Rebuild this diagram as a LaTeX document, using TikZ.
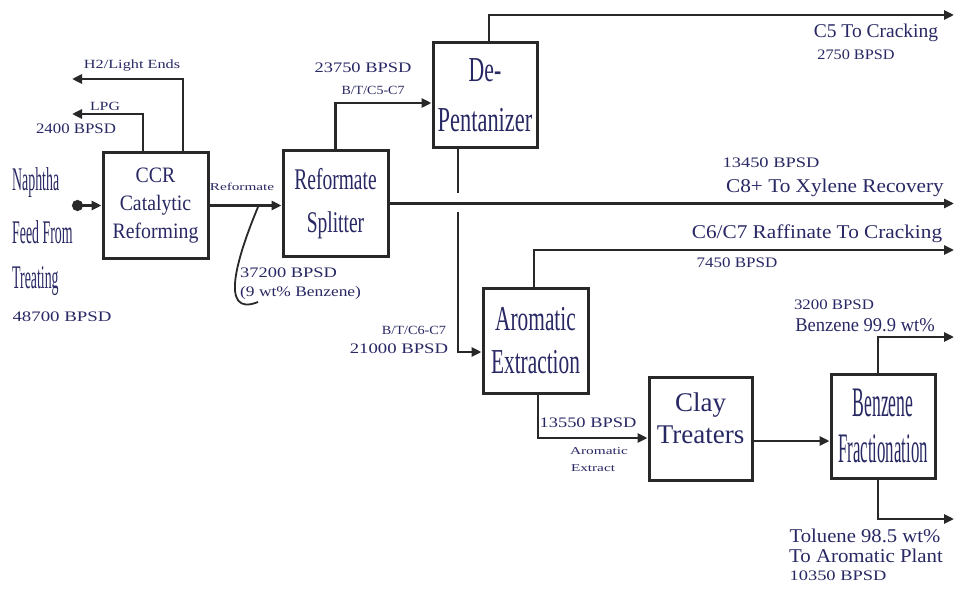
\documentclass[tikz,border=0pt]{standalone}
\usepackage{fontspec}
\setmainfont{Liberation Serif}
\usetikzlibrary{arrows.meta}
\definecolor{ink}{RGB}{40,40,100}
\definecolor{wire}{RGB}{40,40,40}
\newcommand{\sq}[2]{\scalebox{#1}[1]{#2}}
\newcommand{\fs}[2]{\fontsize{#1}{#2}\selectfont}
\begin{document}
\begin{tikzpicture}[x=1pt,y=-1pt,
  box/.style={draw=wire, line width=3pt, fill=white, inner sep=0pt, text=ink, align=center},
  flow/.style={draw=wire, line width=2.6pt, -{Triangle[length=10pt,width=9pt]}},
  pipe/.style={draw=wire, line width=2.6pt},
  lab/.style={text=ink, inner sep=0pt},
  big/.style={lab, font=\fs{19.5}{22}},
  mid/.style={lab, font=\fs{14.5}{16}},
  small/.style={lab, font=\fs{10.5}{12}},
  smallb/.style={lab, font=\fs{12.5}{14}},
  feedtxt/.style={lab, font=\fs{33}{36}, anchor=base west},
]
\useasboundingbox[fill=white] (0,0) rectangle (956,591);

% boxes
\node[box, minimum width=105pt, minimum height=105pt, font=\fs{22}{28}] (ccr) at (155.5,205.5)
  {\sq{0.9}{CCR}\\\sq{0.9}{Catalytic}\\\sq{0.9}{Reforming}};
\node[box, minimum width=105pt, minimum height=105pt, font=\fs{30}{43}] (rs) at (335.5,203.5)
  {\sq{0.65}{Reformate}\\\sq{0.65}{Splitter}};
\node[box, minimum width=104pt, minimum height=105pt, font=\fs{35}{50}] (dp) at (485,95.5)
  {\sq{0.62}{De-}\\\sq{0.64}{Pentanizer}};
\node[box, minimum width=105pt, minimum height=105pt, font=\fs{35}{43}] (ae) at (535.5,340.5)
  {\sq{0.61}{Aromatic}\\\sq{0.61}{Extraction}};
\node[box, minimum width=103pt, minimum height=103pt, font=\fs{27}{32}] (ct) at (700.5,428.5)
  {\raisebox{7pt}[\height][\depth]{\begin{tabular}{@{}c@{}}Clay\\Treaters\end{tabular}}};
\node[box, minimum width=104pt, minimum height=104pt, font=\fs{42}{46}] (bf) at (883,426)
  {\sq{0.42}{Benzene}\\\sq{0.4}{Fractionation}};

% free ends
\coordinate (feed) at (72,205.5);
\coordinate (lpg) at (72,114);
\coordinate (h2) at (72,79);
\coordinate (c5) at (954,15);
\coordinate (xyl) at (954,203.5);
\coordinate (gapA) at (458,193);
\coordinate (gapB) at (458,212);
\coordinate (raf) at (954,250);
\coordinate (bz) at (954,337);
\coordinate (tol) at (954,519);
\coordinate (hookA) at (258,207);
\coordinate (hookB) at (258,302);

% connectors
\draw[flow, {Circle[length=11pt]}-{Triangle[length=10pt,width=9pt]}] (feed) -- (ccr.west);
\draw[flow] ([xshift=-12.5pt]ccr.north) |- (lpg);
\draw[flow] ([xshift=27.5pt]ccr.north) |- (h2);
\draw[flow] (ccr.east) -- (rs.west |- ccr.east);
\draw[draw=wire, line width=1.8pt] (hookA) .. controls (238,255) and (218,318) .. (hookB);
\draw[flow] (rs.north) |- ([yshift=-7.5pt]dp.west);
\draw[flow] ([xshift=4pt]dp.north) |- (c5);
\draw[flow] (rs.east) -- (xyl);
\draw[pipe] ([xshift=-27pt]dp.south) -- (gapA);
\draw[flow] (gapB) |- ([yshift=-11.5pt]ae.west);
\draw[flow] ([xshift=-1.5pt]ae.north) |- (raf);
\draw[flow] ([xshift=2.5pt]ae.south) |- ([yshift=-9.5pt]ct.west);
\draw[flow] ([yshift=-12.5pt]ct.east) -- ([yshift=-12.5pt]ct.east -| bf.west);
\draw[flow] ([xshift=-5pt]bf.north) |- (bz);
\draw[flow] ([xshift=-5pt]bf.south) |- (tol);

% feed text
\node[feedtxt] (t1) at (12,190) {\sq{0.42}{Naphtha}};
\node[feedtxt] (t2) at (12,243) {\sq{0.42}{Feed From}};
\node[feedtxt] (t3) at (12,288) {\sq{0.42}{Treating}};
\node[mid] (t4) at (62,317) {\sq{1.3}{48700 BPSD}};

% labels
\node[smallb] (l1) at (132,66) {\sq{1.3}{H2/Light Ends}};
\node[smallb] (l2) at (105,106) {\sq{1.27}{LPG}};
\node[mid] (l3) at (76,129) {\sq{1.16}{2400 BPSD}};
\node[small] (l4) at (242,187) {\sq{1.45}{Reformate}};
\node[mid, anchor=west] (l5) at (240,273) {\sq{1.27}{37200 BPSD}};
\node[mid, anchor=west] (l6) at (240,293) {\sq{1.2}{(9 wt\% Benzene)}};
\node[mid] (l7) at (363,68) {\sq{1.27}{23750 BPSD}};
\node[smallb] (l8) at (373,90) {\sq{1.12}{B/T/C5-C7}};
\node[big] (l9) at (876,33) {C5 To Cracking};
\node[mid] (l10) at (856,55) {\sq{1.12}{2750 BPSD}};
\node[mid] (l11) at (771,163) {\sq{1.27}{13450 BPSD}};
\node[big] (l12) at (835,188) {\sq{1.09}{C8+ To Xylene Recovery}};
\node[big] (l13) at (817,234) {\sq{1.09}{C6/C7 Raffinate To Cracking}};
\node[mid] (l14) at (737,263) {\sq{1.17}{7450 BPSD}};
\node[smallb] (l15) at (414,330) {\sq{1.14}{B/T/C6-C7}};
\node[mid] (l16) at (399,349) {\sq{1.29}{21000 BPSD}};
\node[mid] (l17) at (588,423) {\sq{1.27}{13550 BPSD}};
\node[small] (l18) at (599,451) {\sq{1.46}{Aromatic}};
\node[small] (l19) at (593,468) {\sq{1.45}{Extract}};
\node[mid] (l20) at (834,305) {\sq{1.16}{3200 BPSD}};
\node[big] (l21) at (865,325) {\sq{0.95}{Benzene 99.9 wt\%}};
\node[big] (l22) at (865,536) {\sq{1.06}{Toluene 98.5 wt\%}};
\node[big] (l23) at (866,556) {\sq{1.07}{To Aromatic Plant}};
\node[mid] (l24) at (838,576) {\sq{1.27}{10350 BPSD}};
\end{tikzpicture}
\end{document}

:::

__What you have to do__
From the listing, extract all text exactly as given and drop any picture.

__Task response__
Rebuild this diagram as a LaTeX document, using TikZ.
\documentclass[tikz,border=0pt]{standalone}
\usepackage{fontspec}
\setmainfont{Liberation Serif}
\usetikzlibrary{arrows.meta}
\definecolor{ink}{RGB}{40,40,100}
\definecolor{wire}{RGB}{40,40,40}
\newcommand{\sq}[2]{\scalebox{#1}[1]{#2}}
\newcommand{\fs}[2]{\fontsize{#1}{#2}\selectfont}
\begin{document}
\begin{tikzpicture}[x=1pt,y=-1pt,
  box/.style={draw=wire, line width=3pt, fill=white, inner sep=0pt, text=ink, align=center},
  flow/.style={draw=wire, line width=2.6pt, -{Triangle[length=10pt,width=9pt]}},
  pipe/.style={draw=wire, line width=2.6pt},
  lab/.style={text=ink, inner sep=0pt},
  big/.style={lab, font=\fs{19.5}{22}},
  mid/.style={lab, font=\fs{14.5}{16}},
  small/.style={lab, font=\fs{10.5}{12}},
  smallb/.style={lab, font=\fs{12.5}{14}},
  feedtxt/.style={lab, font=\fs{33}{36}, anchor=base west},
]
\useasboundingbox[fill=white] (0,0) rectangle (956,591);

% boxes
\node[box, minimum width=105pt, minimum height=105pt, font=\fs{22}{28}] (ccr) at (155.5,205.5)
  {\sq{0.9}{CCR}\\\sq{0.9}{Catalytic}\\\sq{0.9}{Reforming}};
\node[box, minimum width=105pt, minimum height=105pt, font=\fs{30}{43}] (rs) at (335.5,203.5)
  {\sq{0.65}{Reformate}\\\sq{0.65}{Splitter}};
\node[box, minimum width=104pt, minimum height=105pt, font=\fs{35}{50}] (dp) at (485,95.5)
  {\sq{0.62}{De-}\\\sq{0.64}{Pentanizer}};
\node[box, minimum width=105pt, minimum height=105pt, font=\fs{35}{43}] (ae) at (535.5,340.5)
  {\sq{0.61}{Aromatic}\\\sq{0.61}{Extraction}};
\node[box, minimum width=103pt, minimum height=103pt, font=\fs{27}{32}] (ct) at (700.5,428.5)
  {\raisebox{7pt}[\height][\depth]{\begin{tabular}{@{}c@{}}Clay\\Treaters\end{tabular}}};
\node[box, minimum width=104pt, minimum height=104pt, font=\fs{42}{46}] (bf) at (883,426)
  {\sq{0.42}{Benzene}\\\sq{0.4}{Fractionation}};

% free ends
\coordinate (feed) at (72,205.5);
\coordinate (lpg) at (72,114);
\coordinate (h2) at (72,79);
\coordinate (c5) at (954,15);
\coordinate (xyl) at (954,203.5);
\coordinate (gapA) at (458,193);
\coordinate (gapB) at (458,212);
\coordinate (raf) at (954,250);
\coordinate (bz) at (954,337);
\coordinate (tol) at (954,519);
\coordinate (hookA) at (258,207);
\coordinate (hookB) at (258,302);

% connectors
\draw[flow, {Circle[length=11pt]}-{Triangle[length=10pt,width=9pt]}] (feed) -- (ccr.west);
\draw[flow] ([xshift=-12.5pt]ccr.north) |- (lpg);
\draw[flow] ([xshift=27.5pt]ccr.north) |- (h2);
\draw[flow] (ccr.east) -- (rs.west |- ccr.east);
\draw[draw=wire, line width=1.8pt] (hookA) .. controls (238,255) and (218,318) .. (hookB);
\draw[flow] (rs.north) |- ([yshift=-7.5pt]dp.west);
\draw[flow] ([xshift=4pt]dp.north) |- (c5);
\draw[flow] (rs.east) -- (xyl);
\draw[pipe] ([xshift=-27pt]dp.south) -- (gapA);
\draw[flow] (gapB) |- ([yshift=-11.5pt]ae.west);
\draw[flow] ([xshift=-1.5pt]ae.north) |- (raf);
\draw[flow] ([xshift=2.5pt]ae.south) |- ([yshift=-9.5pt]ct.west);
\draw[flow] ([yshift=-12.5pt]ct.east) -- ([yshift=-12.5pt]ct.east -| bf.west);
\draw[flow] ([xshift=-5pt]bf.north) |- (bz);
\draw[flow] ([xshift=-5pt]bf.south) |- (tol);

% feed text
\node[feedtxt] (t1) at (12,190) {\sq{0.42}{Naphtha}};
\node[feedtxt] (t2) at (12,243) {\sq{0.42}{Feed From}};
\node[feedtxt] (t3) at (12,288) {\sq{0.42}{Treating}};
\node[mid] (t4) at (62,317) {\sq{1.3}{48700 BPSD}};

% labels
\node[smallb] (l1) at (132,66) {\sq{1.3}{H2/Light Ends}};
\node[smallb] (l2) at (105,106) {\sq{1.27}{LPG}};
\node[mid] (l3) at (76,129) {\sq{1.16}{2400 BPSD}};
\node[small] (l4) at (242,187) {\sq{1.45}{Reformate}};
\node[mid, anchor=west] (l5) at (240,273) {\sq{1.27}{37200 BPSD}};
\node[mid, anchor=west] (l6) at (240,293) {\sq{1.2}{(9 wt\% Benzene)}};
\node[mid] (l7) at (363,68) {\sq{1.27}{23750 BPSD}};
\node[smallb] (l8) at (373,90) {\sq{1.12}{B/T/C5-C7}};
\node[big] (l9) at (876,33) {C5 To Cracking};
\node[mid] (l10) at (856,55) {\sq{1.12}{2750 BPSD}};
\node[mid] (l11) at (771,163) {\sq{1.27}{13450 BPSD}};
\node[big] (l12) at (835,188) {\sq{1.09}{C8+ To Xylene Recovery}};
\node[big] (l13) at (817,234) {\sq{1.09}{C6/C7 Raffinate To Cracking}};
\node[mid] (l14) at (737,263) {\sq{1.17}{7450 BPSD}};
\node[smallb] (l15) at (414,330) {\sq{1.14}{B/T/C6-C7}};
\node[mid] (l16) at (399,349) {\sq{1.29}{21000 BPSD}};
\node[mid] (l17) at (588,423) {\sq{1.27}{13550 BPSD}};
\node[small] (l18) at (599,451) {\sq{1.46}{Aromatic}};
\node[small] (l19) at (593,468) {\sq{1.45}{Extract}};
\node[mid] (l20) at (834,305) {\sq{1.16}{3200 BPSD}};
\node[big] (l21) at (865,325) {\sq{0.95}{Benzene 99.9 wt\%}};
\node[big] (l22) at (865,536) {\sq{1.06}{Toluene 98.5 wt\%}};
\node[big] (l23) at (866,556) {\sq{1.07}{To Aromatic Plant}};
\node[mid] (l24) at (838,576) {\sq{1.27}{10350 BPSD}};
\end{tikzpicture}
\end{document}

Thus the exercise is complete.